5. Deadlocks in Resource Management
What is a Deadlock?
A deadlock arises when two or more processes cannot proceed because each is waiting for the other to release a resource. This is especially problematic in concurrent or distributed systems.
Techniques to Handle Deadlocks:
- Prevention: Design protocols so circular wait can’t occur (e.g., order resource acquisition).
- Detection and Recovery: Allow deadlocks to occur, detect them, then recover (e.g., aborting transactions).
- Avoidance: Use algorithms (like the Banker’s Algorithm) to avoid unsafe states.
Step-by-Step: Deadlock Prevention
- Identify all resources and processes.
- Impose a strict order for acquiring resources.
- Ensure that no process ever waits for a resource lower in the order than one it already holds.
Common Misconceptions:
- "Locks are always safe": Incorrect usage can induce deadlocks.
- "Deadlocks are rare": In complex or poorly designed systems, they’re common and hard to debug.
Worked Examples (generic)
Example 1: Preventing a Cache Stampede
Suppose your system caches the result of a heavy database query. When the cache expires, hundreds of users request the same data at once.
Approach: Use a mutex or "lock" on the cache key. The first requester upon cache miss acquires the lock and recomputes the value. Other requests either wait or are served stale data until the lock is released and the cache is refreshed.

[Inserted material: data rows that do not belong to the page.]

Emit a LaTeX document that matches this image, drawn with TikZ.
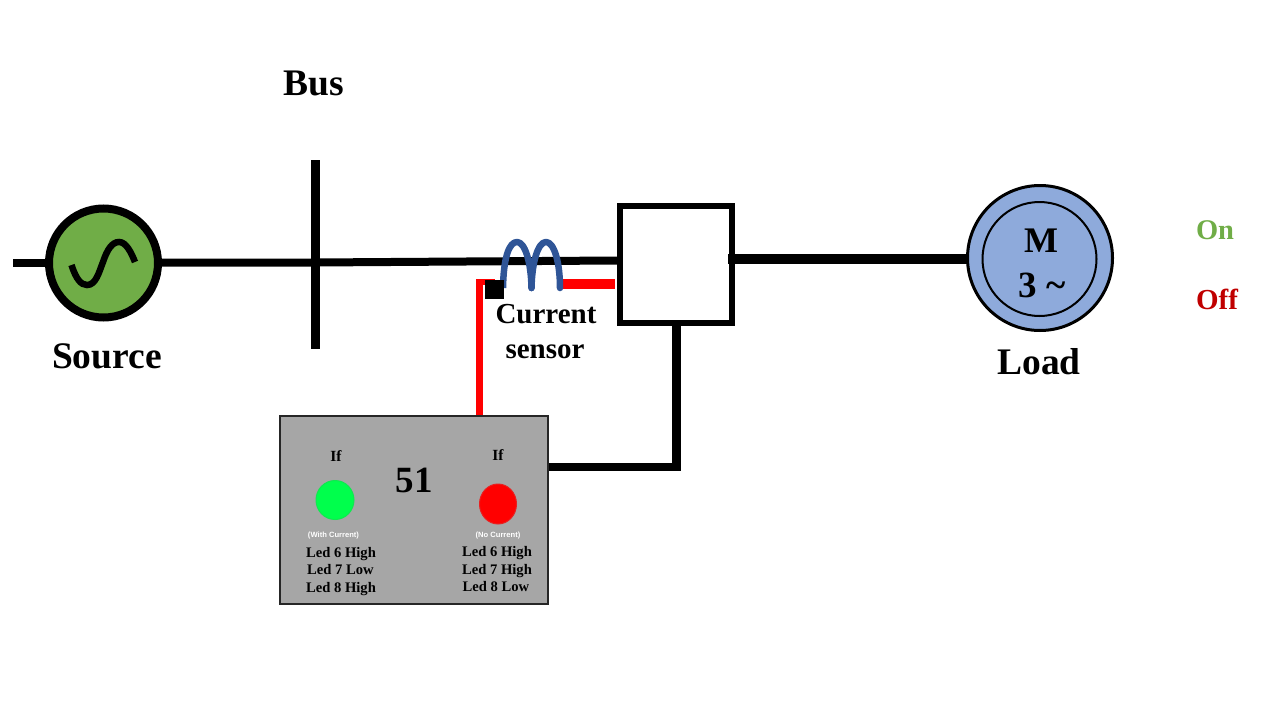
\documentclass[tikz,border=0pt]{standalone}
\usepackage{fontspec}
\usetikzlibrary{shapes.geometric}
\setmainfont{Liberation Serif}
\newfontfamily\smallsans{Liberation Sans}
\definecolor{srcgreen}{HTML}{70AD47}
\definecolor{offred}{HTML}{C00000}
\definecolor{motorblue}{HTML}{8EAADB}
\definecolor{coilblue}{HTML}{2F5597}
\definecolor{relaygray}{HTML}{A6A6A6}
\definecolor{ledgreen}{HTML}{00FF4C}
\definecolor{ledgreenb}{HTML}{10E850}
\definecolor{ledredb}{HTML}{E82020}
\definecolor{wirered}{HTML}{FF0000}
\newcommand{\fsz}[1]{\fontsize{#1}{#1}\selectfont\bfseries}
\tikzset{
  lab/.style={inner sep=0pt,outer sep=0pt,text=black,anchor=base},
  bigl/.style={lab,font=\fsz{37.5}},
  ledtxt/.style={lab,font=\fsz{14.6}},
  iftxt/.style={lab,font=\fsz{15.5}},
  note/.style={lab,text=white,font=\smallsans\fontsize{7.6}{8}\selectfont\bfseries},
  wire/.style={draw=black,line width=#1},
  redwire/.style={draw=wirered,line width=#1},
}
\begin{document}
\begin{tikzpicture}[x=1pt,y=-1pt]
\useasboundingbox (0,0) rectangle (1280,720);
% named wire ends
\coordinate (srcin) at (13,263);
\coordinate (srcL) at (50,263);
\coordinate (srcR) at (158,262.5);
\coordinate (busT) at (315,160);
\coordinate (busB) at (315,349);
\coordinate (busC) at (315,262.5);
\coordinate (brkL) at (617,260.5);
\coordinate (brkR) at (728,259);
\coordinate (motL) at (970,259);
\coordinate (brkB) at (676,322);
\coordinate (trip) at (676,467);
\coordinate (relR) at (547,467);
\coordinate (redA) at (479.5,415);
\coordinate (redB) at (479.5,282);
\coordinate (redC) at (495,282);
\coordinate (coilR) at (560,284);
\coordinate (brkM) at (615,284);
% wires
\draw[wire=7.5] (srcin) -- (srcL);
\draw[wire=8] (srcR) -- (busC) -- (brkL);
\draw[wire=9] (busT) -- (busB);
\draw[wire=9] (brkB) -- (trip);
\draw[wire=8,line cap=butt] (relR) -- (680.5,467);
\draw[redwire=6.5] (redA) -- (redB) -- (redC);
\draw[redwire=10] (coilR) -- (brkM);
% source
\node[circle,draw=black,fill=srcgreen,line width=8,minimum size=109,inner sep=0pt] (src) at (103.5,263) {};
\draw[black,line width=6.5] (71.5,265) .. controls (76,279) and (81,285) .. (87,285)
  .. controls (96,285) and (99,272) .. (103,262)
  .. controls (107,250) and (112,242) .. (119,242)
  .. controls (126,242) and (131,252) .. (135,262);
% breaker
\node[rectangle,draw=black,fill=white,line width=5.7,minimum width=112.3,minimum height=117.3,inner sep=0pt] (brk) at (676,264.5) {};
\draw[wire=10.5] (brkR) -- (motL);
% motor
\node[circle,draw=black,fill=motorblue,line width=3,minimum size=145,inner sep=0pt] (mot) at (1040,258) {};
\node[circle,draw=black,line width=2,minimum size=114,inner sep=0pt] (motin) at (1039.5,259) {};
\node[lab,font=\fsz{36}] (mm) at (1041,252) {M};
\node[lab,font=\fsz{37}] (m3) at (1042,297) {3 \char"007E};
% sensor
\draw[coilblue,line width=6.5,line join=round] (503,288)
  .. controls (503.5,258) and (509,242) .. (517,242)
  .. controls (525,242) and (531,262) .. (531.5,288)
  .. controls (532,262) and (538,242) .. (546,242)
  .. controls (554,242) and (560,262) .. (560,288);
\fill[coilblue] (531.5,288) circle (3.25) (560,288) circle (3.25);
\node[rectangle,fill=black,minimum size=19,inner sep=0pt] (ct) at (494.5,289.5) {};
% relay
\node[rectangle,draw=black!85,fill=relaygray,line width=2,minimum width=268,minimum height=188,inner sep=0pt] (rel) at (413.5,509.5) {};
\node[lab,font=\fsz{37}] (r51) at (414,492) {51};
\node[iftxt] (ifa) at (336,461.5) {If};
\node[iftxt] (ifb) at (498,460.5) {If};
\node[ellipse,draw=ledgreenb,fill=ledgreen,line width=1,minimum width=38,minimum height=39,inner sep=0pt] (ledg) at (335,500) {};
\node[ellipse,draw=ledredb,fill=wirered,line width=1,minimum width=37,minimum height=40,inner sep=0pt] (ledr) at (498,504) {};
\node[note] (wc) at (333.5,537) {(With Current)};
\node[note] (nc) at (498,537) {(No Current)};
\node[ledtxt] (a1) at (341,557) {Led 6 High};
\node[ledtxt] (a2) at (340.5,574.5) {Led 7 Low};
\node[ledtxt] (a3) at (341,592) {Led 8 High};
\node[ledtxt] (b1) at (497,556) {Led 6 High};
\node[ledtxt] (b2) at (497,574) {Led 7 High};
\node[ledtxt] (b3) at (496,591.5) {Led 8 Low};
% labels
\node[bigl] (lbus) at (313.5,95) {Bus};
\node[bigl] (lsrc) at (107,368.5) {Source};
\node[bigl] (lload) at (1039,374) {Load};
\node[lab,font=\fsz{29}] (lcs1) at (546,323) {Current};
\node[lab,font=\fsz{29}] (lcs2) at (545,358) {sensor};
\node[lab,font=\fsz{28.5},text=srcgreen] (lon) at (1215,239) {On};
\node[lab,font=\fsz{29},text=offred] (loff) at (1217,309) {Off};
\end{tikzpicture}
\end{document}
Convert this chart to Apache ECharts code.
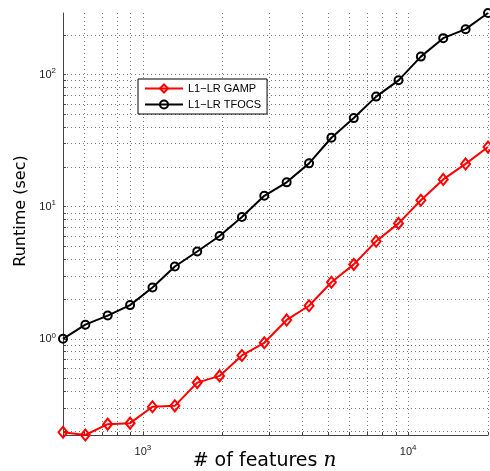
<!DOCTYPE html>
<html>
<head>
<meta charset="utf-8">
<script src="https://cdn.jsdelivr.net/npm/echarts@6/dist/echarts.min.js"></script>
<style>
  html, body { margin: 0; padding: 0; background: #fff; }
  #chart { width: 490px; height: 471px; }
</style>
</head>
<body>
<div id="chart"></div>
<script>
// number of features n (log spaced, 500 .. 20000)
const nValues = [500, 607, 737, 895, 1087, 1320, 1603, 1946, 2363, 2869,
  3484, 4231, 5137, 6238, 7574, 9197, 11167, 13560, 16465, 20000]
// runtime in seconds
const gampRuntime = [0.196, 0.187, 0.226, 0.230, 0.306, 0.311, 0.466, 0.524, 0.748, 0.933,
  1.39, 1.78, 2.68, 3.66, 5.48, 7.48, 11.2, 16.1, 21.1, 28.3]
const tfocsRuntime = [1.0, 1.28, 1.50, 1.80, 2.45, 3.53, 4.58, 6.0, 8.35, 12.1,
  15.3, 21.3, 33.3, 46.9, 68.2, 90.6, 137, 189, 221, 293]

const seriesNames = ['L1\u2212LR GAMP', 'L1\u2212LR TFOCS']
const xMajorTicks = [1000, 10000]
const yMajorTicks = [1, 10, 100]
const xGridTicks = [600, 700, 800, 900, 1000, 2000, 3000, 4000, 5000, 6000, 7000, 8000, 9000, 10000, 20000]
const yGridTicks = [0.2, 0.3, 0.4, 0.5, 0.6, 0.7, 0.8, 0.9, 1, 2, 3, 4, 5, 6, 7, 8, 9,
  10, 20, 30, 40, 50, 60, 70, 80, 90, 100, 200]

const font = '"Liberation Sans", Arial, Helvetica, sans-serif'
const titleFont = '"DejaVu Sans", sans-serif'

function powLabel(v) {
  const e = Math.round(Math.log10(v))
  return '{b|10}{e|' + e + '}'
}

const labelRich = {
  b: { fontFamily: font, fontSize: 11, color: '#222' },
  e: { fontFamily: font, fontSize: 8, color: '#222', verticalAlign: 'bottom', padding: [0, 0, 7, 0] }
}

const gridLine = {
  show: true,
  lineStyle: { color: '#777', width: 1, type: [1, 3] }
}

const chart = echarts.init(document.getElementById('chart'))

chart.setOption({
  animation: false,
  backgroundColor: '#fff',
  grid: { left: 63, right: 2, top: 13, bottom: 36, containLabel: false, outerBoundsMode: 'none' },
  legend: {
    data: seriesNames,
    orient: 'vertical',
    left: 138,
    top: 79,
    backgroundColor: '#fff',
    borderColor: '#000',
    borderWidth: 1,
    borderRadius: 0,
    padding: [4, 6, 4, 6],
    itemWidth: 38,
    itemHeight: 10,
    itemGap: 5,
    textStyle: { fontFamily: font, fontSize: 11, color: '#000' }
  },
  xAxis: {
    type: 'log',
    min: nValues[0],
    max: nValues[nValues.length - 1],
    name: '# of features {i|n}',
    nameLocation: 'middle',
    nameGap: 16,
    nameMoveOverlap: false,
    nameTextStyle: {
      fontFamily: titleFont,
      fontSize: 19,
      color: '#000',
      padding: [0, 22, 0, 0],
      rich: { i: { fontFamily: '"DejaVu Serif", serif', fontStyle: 'italic', fontSize: 20, color: '#000' } }
    },
    axisLine: { show: true, lineStyle: { color: '#444', width: 1 } },
    axisTick: { show: true, inside: true, length: 3, customValues: xGridTicks, lineStyle: { color: '#444' } },
    axisLabel: { customValues: xMajorTicks, formatter: powLabel, rich: labelRich, margin: 9 },
    splitLine: gridLine,
    minorTick: { show: false },
    minorSplitLine: { show: false }
  },
  yAxis: {
    type: 'log',
    min: Math.min(...gampRuntime),
    max: Math.max(...tfocsRuntime),
    name: 'Runtime (sec)',
    nameLocation: 'middle',
    nameGap: 34,
    nameMoveOverlap: false,
    nameTextStyle: { fontFamily: titleFont, fontSize: 16, color: '#000', padding: [0, 0, 0, 26] },
    axisLine: { show: true, lineStyle: { color: '#444', width: 1 } },
    axisTick: { show: true, inside: true, length: 3, customValues: yGridTicks, lineStyle: { color: '#444' } },
    axisLabel: { customValues: yMajorTicks, formatter: powLabel, rich: labelRich, margin: 7 },
    splitLine: gridLine,
    minorTick: { show: false },
    minorSplitLine: { show: false }
  },
  series: [
    {
      name: seriesNames[0],
      type: 'line',
      data: nValues.map((n, i) => [n, gampRuntime[i]]),
      symbol: 'diamond',
      symbolSize: [9, 11],
      showAllSymbol: true,
      lineStyle: { color: '#ff0000', width: 2 },
      itemStyle: { color: 'transparent', borderColor: '#ff0000', borderWidth: 2 },
      emphasis: { disabled: true },
      z: 3
    },
    {
      name: seriesNames[1],
      type: 'line',
      data: nValues.map((n, i) => [n, tfocsRuntime[i]]),
      symbol: 'circle',
      symbolSize: 8,
      showAllSymbol: true,
      lineStyle: { color: '#000', width: 2 },
      itemStyle: { color: 'transparent', borderColor: '#000', borderWidth: 2 },
      emphasis: { disabled: true },
      z: 3
    }
  ]
})
</script>
</body>
</html>
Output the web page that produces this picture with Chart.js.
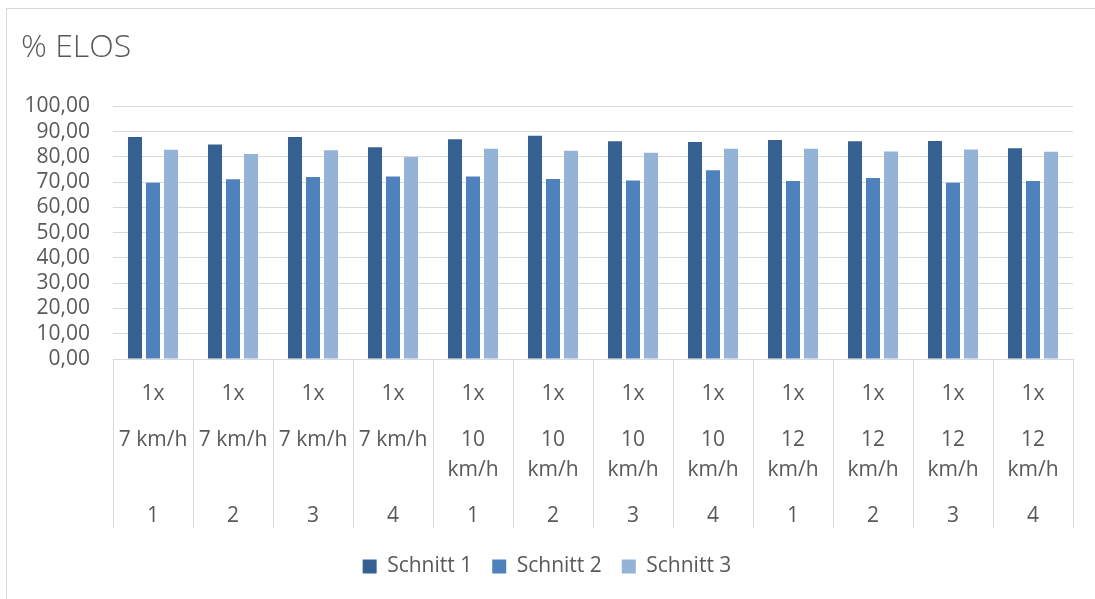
<!DOCTYPE html>
<html>
<head>
<meta charset="utf-8">
<script src="https://cdn.jsdelivr.net/npm/chart.js@4.4.1/dist/chart.umd.min.js"></script>
<style>
  html, body { margin: 0; padding: 0; background: #ffffff; overflow: hidden; }
  #frame { position: absolute; left: 6px; top: 8px; width: 1300px; height: 800px;
           border-top: 1px solid #d9d9d9; border-left: 1px solid #d9d9d9; }
  #wrap { position: absolute; left: 0; top: 0; width: 1095px; height: 599px; }
</style>
</head>
<body>
<div id="frame"></div>
<div id="wrap"><canvas id="c"></canvas></div>
<script>
// ---- data ----
const level1Labels = ['1x','1x','1x','1x','1x','1x','1x','1x','1x','1x','1x','1x'];
const speedLabels = ['7 km/h','7 km/h','7 km/h','7 km/h',
  ['10','km/h'],['10','km/h'],['10','km/h'],['10','km/h'],
  ['12','km/h'],['12','km/h'],['12','km/h'],['12','km/h']];
const runLabels = ['1','2','3','4','1','2','3','4','1','2','3','4'];
const seriesNames = ['Schnitt 1','Schnitt 2','Schnitt 3'];
const schnitt1 = [87.9, 84.9, 87.9, 83.8, 87.0, 88.4, 86.2, 85.9, 86.7, 86.2, 86.3, 83.4];
const schnitt2 = [69.8, 71.2, 72.1, 72.2, 72.2, 71.3, 70.7, 74.7, 70.5, 71.7, 69.8, 70.5];
const schnitt3 = [82.8, 81.2, 82.6, 80.0, 83.2, 82.4, 81.7, 83.2, 83.2, 82.1, 82.9, 82.0];
const titleText = '% ELOS';

const colors = ['#376092', '#4f81bd', '#95b3d7'];
const gridColor = '#d9d9d9';
const textColor = '#595959';
const fontFam = "'Open Sans', 'Liberation Sans', sans-serif";
const tickSize = 21;

const rowCommon = (labels, weight, height, tickLen, pad, lineHeight, borderOn) => ({
  type: 'category',
  position: 'bottom',
  labels: labels,
  offset: true,
  weight: weight,
  grid: { offset: true, drawOnChartArea: false, drawTicks: true, tickLength: tickLen, color: gridColor, lineWidth: 1 },
  border: { display: borderOn, color: gridColor, width: 1 },
  ticks: { autoSkip: false, maxRotation: 0, minRotation: 0, padding: pad, color: textColor,
           font: { family: fontFam, size: tickSize, lineHeight: lineHeight } },
  afterFit: (s) => { s.height = height; }
});

new Chart(document.getElementById('c'), {
  type: 'bar',
  data: {
    labels: runLabels,
    datasets: [
      { label: seriesNames[0], data: schnitt1, backgroundColor: colors[0], xAxisID: 'x', yAxisID: 'y' },
      { label: seriesNames[1], data: schnitt2, backgroundColor: colors[1], xAxisID: 'x', yAxisID: 'y' },
      { label: seriesNames[2], data: schnitt3, backgroundColor: colors[2], xAxisID: 'x', yAxisID: 'y' }
    ]
  },
  options: {
    responsive: true,
    maintainAspectRatio: false,
    animation: false,
    categoryPercentage: 0.675,
    barPercentage: 0.78,
    layout: { padding: { left: 21, right: 22, top: 29, bottom: 12 } },
    plugins: {
      tooltip: { enabled: false },
      title: {
        display: true, text: titleText, align: 'start', color: textColor,
        font: { family: fontFam, size: 32, weight: '300', lineHeight: 1.2 },
        padding: { top: 0, bottom: 39 }
      },
      legend: {
        position: 'bottom',
        labels: { boxWidth: 14, boxHeight: 14, padding: 20, color: textColor,
                  font: { family: fontFam, size: tickSize } }
      }
    },
    scales: {
      y: {
        min: 0, max: 100,
        ticks: { stepSize: 10, autoSkip: false, padding: 23, color: textColor,
                 font: { family: fontFam, size: tickSize },
                 callback: (v) => Number(v).toFixed(2).replace('.', ',') },
        grid: { color: gridColor, lineWidth: 1, drawTicks: false },
        border: { display: false },
        afterFit: (s) => { s.width = 92; }
      },
      x: rowCommon(level1Labels, 0, 47, 47, -24.6, 1.2, true),
      x2: rowCommon(speedLabels, 1, 76, 76, -56.2, 1.4, false),
      x3: rowCommon(runLabels, 2, 54, 46, -24.6, 1.2, false)
    }
  }
});
</script>
</body>
</html>
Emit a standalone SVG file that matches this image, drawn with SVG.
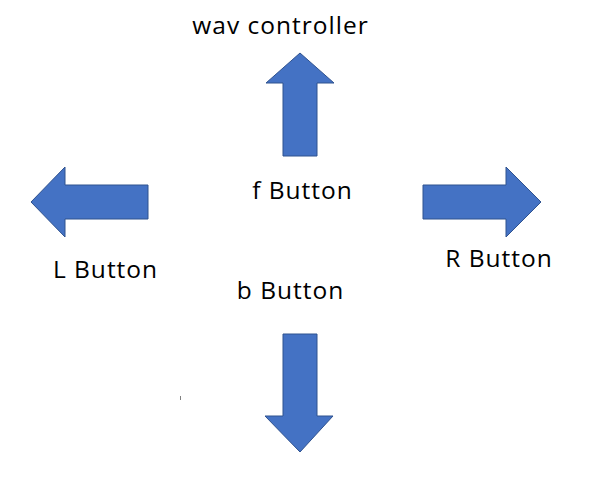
<svg xmlns="http://www.w3.org/2000/svg" width="599" height="504" viewBox="0 0 599 504">
<style>
.arrow{fill:#4472C4;stroke:#2F528F;stroke-width:1}
.lbl{font-family:"Open Sans","Liberation Sans",sans-serif;font-size:24.5px;letter-spacing:1px;fill:#000;text-anchor:middle}
</style>
<rect width="599" height="504" fill="#fff"/>
<g id="up-arrow"><polygon class="arrow" points="300,53 334,83 317,83 317,156 283,156 283,83 266,83"/></g>
<g id="left-arrow"><polygon class="arrow" points="31,202 65,167 65,185 148,185 148,219 65,219 65,237"/></g>
<g id="right-arrow"><polygon class="arrow" points="541,202 506,167 506,185 423,185 423,219 506,219 506,237"/></g>
<g id="down-arrow"><polygon class="arrow" points="300,452 333,416 317,416 317,334 283,334 283,416 265,416"/></g>
<g id="label-wav"><text class="lbl" x="280.5" y="34">wav controller</text></g>
<g id="label-f"><text class="lbl" x="302.5" y="199">f Button</text></g>
<g id="label-L"><text class="lbl" x="105.5" y="278">L Button</text></g>
<g id="label-R"><text class="lbl" x="499" y="267">R Button</text></g>
<g id="label-b"><text class="lbl" x="290.5" y="299">b Button</text></g>
<line x1="180.5" y1="396" x2="180.5" y2="400" stroke="#808080" stroke-width="1"/>
</svg>
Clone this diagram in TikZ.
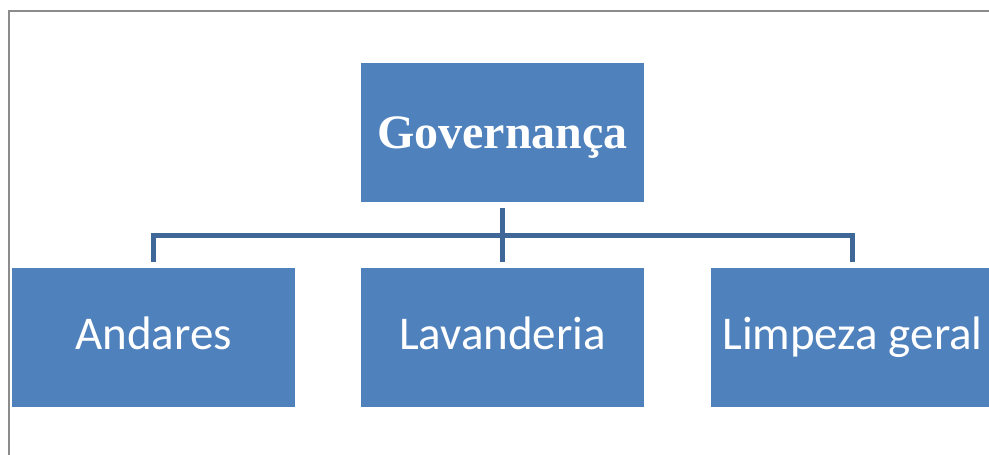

Example 2: Choosing an Eviction Policy
Imagine a cache with limited space, where some data items are accessed very frequently, while others are rarely used.
Reasoning: An LRU policy will ensure that the most recently accessed (and likely most valuable) items remain in the cache. Implement this by using a hash map for fast lookups and a doubly linked list to track usage order; when the cache is full, remove the node at the tail.
Example 3: Achieving Consistency in Distributed Caches
Assume a global application with distributed caches in several regions. When a user in one region updates data, other users elsewhere need to see the update soon.
Solution: Use an invalidation protocol that broadcasts updates to all cache nodes, ensuring they either remove or refresh the affected data. Optionally, use versioning (like ETags) to check if the cached data is up-to-date before serving.
Example 4: Deadlock Prevention by Resource Ordering
Suppose multiple services need to acquire locks on several resources. If they acquire these in different orders, deadlocks might occur.
Prevention: Establish a global resource hierarchy and enforce all services to acquire locks in the same order (e.g., always acquire Lock A before Lock B). This breaks the cycle necessary for deadlock.
Common Pitfalls and Fixes
- Ignoring Cache Consistency: Serving stale or inconsistent data can harm user experience. Fix by implementing versioning or invalidation protocols.
- Improper Eviction Policy: Choosing FIFO for data with strong temporal locality results in low cache hit rates. Fix by analyzing access patterns and selecting LRU or LFU as appropriate.
- Cache Stampede: Not mitigating simultaneous cache misses leads to backend overload. Use locking or stale-while-revalidate.
- Assuming Caching Solves All Performance Issues: Sometimes, poorly chosen cache layers add latency or complexity. Profile your application before and after caching.
- Deadlock Oversight: Not designing for concurrency can introduce deadlocks that are hard to debug. Fix by careful resource ordering or using deadlock detection algorithms.
Summary
- Caching is essential for reducing latency and backend load, but must be tailored to workload patterns and consistency requirements.
- Mitigating cache stampedes is critical; techniques like locking or stale-while-revalidate prevent backend overloads.
- Cache coherence in distributed systems is challenging; versioning and invalidation help keep data consistent.
- Choosing the right eviction policy and data structure (like hash map + doubly linked list for LRU) is key for cache efficiency.
- Deadlocks can cripple performance—prevent them with resource ordering, avoidance, or detection and recovery strategies.
- Always profile, monitor, and adapt your strategies to your system’s real-world access patterns and bottlenecks.